• [Instructions to follow]
Give the listing again exactly, omitting its images.

• [Source excerpt]
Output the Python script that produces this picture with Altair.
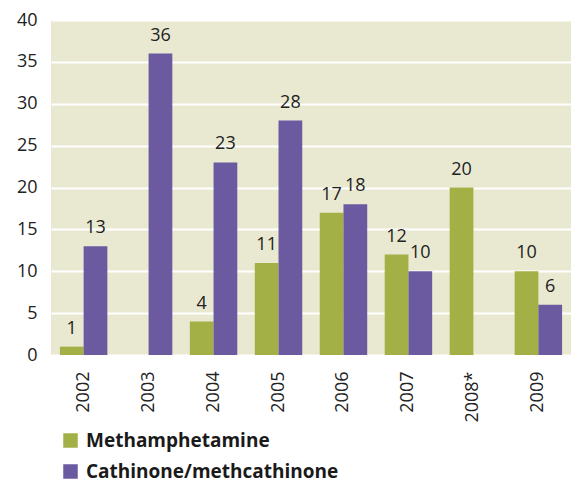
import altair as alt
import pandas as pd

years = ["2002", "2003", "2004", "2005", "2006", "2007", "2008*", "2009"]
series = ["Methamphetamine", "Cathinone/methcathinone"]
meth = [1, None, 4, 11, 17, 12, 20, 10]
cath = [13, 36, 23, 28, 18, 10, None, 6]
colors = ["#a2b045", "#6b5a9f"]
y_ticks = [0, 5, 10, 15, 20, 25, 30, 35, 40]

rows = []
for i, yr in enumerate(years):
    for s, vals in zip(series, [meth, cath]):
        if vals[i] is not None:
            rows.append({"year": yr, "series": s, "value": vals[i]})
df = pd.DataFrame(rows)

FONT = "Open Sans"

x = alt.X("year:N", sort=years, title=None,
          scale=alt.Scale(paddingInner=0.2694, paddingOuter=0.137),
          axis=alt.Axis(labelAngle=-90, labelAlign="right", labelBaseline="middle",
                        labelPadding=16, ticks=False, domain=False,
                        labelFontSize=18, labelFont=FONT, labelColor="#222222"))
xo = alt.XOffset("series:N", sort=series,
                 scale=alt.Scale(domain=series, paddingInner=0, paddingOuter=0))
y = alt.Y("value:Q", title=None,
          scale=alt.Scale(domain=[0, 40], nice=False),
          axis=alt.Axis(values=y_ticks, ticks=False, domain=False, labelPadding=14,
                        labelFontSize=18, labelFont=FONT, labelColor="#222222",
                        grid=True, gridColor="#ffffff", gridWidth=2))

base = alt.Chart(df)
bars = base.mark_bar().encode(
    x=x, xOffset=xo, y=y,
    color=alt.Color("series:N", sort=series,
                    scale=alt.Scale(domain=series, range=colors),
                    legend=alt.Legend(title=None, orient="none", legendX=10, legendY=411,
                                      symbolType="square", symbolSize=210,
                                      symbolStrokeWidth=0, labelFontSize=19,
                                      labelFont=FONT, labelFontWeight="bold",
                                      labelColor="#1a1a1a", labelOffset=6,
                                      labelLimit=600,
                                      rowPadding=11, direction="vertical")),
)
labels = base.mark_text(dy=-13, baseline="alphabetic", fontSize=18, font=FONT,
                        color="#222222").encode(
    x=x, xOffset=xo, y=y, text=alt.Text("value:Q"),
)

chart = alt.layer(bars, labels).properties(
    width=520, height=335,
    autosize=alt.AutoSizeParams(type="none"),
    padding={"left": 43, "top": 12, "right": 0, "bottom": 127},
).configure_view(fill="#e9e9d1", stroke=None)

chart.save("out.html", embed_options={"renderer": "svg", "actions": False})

• [Result of the task]
Output the Python script that produces this picture with Altair.
import altair as alt
import pandas as pd

years = ["2002", "2003", "2004", "2005", "2006", "2007", "2008*", "2009"]
series = ["Methamphetamine", "Cathinone/methcathinone"]
meth = [1, None, 4, 11, 17, 12, 20, 10]
cath = [13, 36, 23, 28, 18, 10, None, 6]
colors = ["#a2b045", "#6b5a9f"]
y_ticks = [0, 5, 10, 15, 20, 25, 30, 35, 40]

rows = []
for i, yr in enumerate(years):
    for s, vals in zip(series, [meth, cath]):
        if vals[i] is not None:
            rows.append({"year": yr, "series": s, "value": vals[i]})
df = pd.DataFrame(rows)

FONT = "Open Sans"

x = alt.X("year:N", sort=years, title=None,
          scale=alt.Scale(paddingInner=0.2694, paddingOuter=0.137),
          axis=alt.Axis(labelAngle=-90, labelAlign="right", labelBaseline="middle",
                        labelPadding=16, ticks=False, domain=False,
                        labelFontSize=18, labelFont=FONT, labelColor="#222222"))
xo = alt.XOffset("series:N", sort=series,
                 scale=alt.Scale(domain=series, paddingInner=0, paddingOuter=0))
y = alt.Y("value:Q", title=None,
          scale=alt.Scale(domain=[0, 40], nice=False),
          axis=alt.Axis(values=y_ticks, ticks=False, domain=False, labelPadding=14,
                        labelFontSize=18, labelFont=FONT, labelColor="#222222",
                        grid=True, gridColor="#ffffff", gridWidth=2))

base = alt.Chart(df)
bars = base.mark_bar().encode(
    x=x, xOffset=xo, y=y,
    color=alt.Color("series:N", sort=series,
                    scale=alt.Scale(domain=series, range=colors),
                    legend=alt.Legend(title=None, orient="none", legendX=10, legendY=411,
                                      symbolType="square", symbolSize=210,
                                      symbolStrokeWidth=0, labelFontSize=19,
                                      labelFont=FONT, labelFontWeight="bold",
                                      labelColor="#1a1a1a", labelOffset=6,
                                      labelLimit=600,
                                      rowPadding=11, direction="vertical")),
)
labels = base.mark_text(dy=-13, baseline="alphabetic", fontSize=18, font=FONT,
                        color="#222222").encode(
    x=x, xOffset=xo, y=y, text=alt.Text("value:Q"),
)

chart = alt.layer(bars, labels).properties(
    width=520, height=335,
    autosize=alt.AutoSizeParams(type="none"),
    padding={"left": 43, "top": 12, "right": 0, "bottom": 127},
).configure_view(fill="#e9e9d1", stroke=None)

chart.save("out.html", embed_options={"renderer": "svg", "actions": False})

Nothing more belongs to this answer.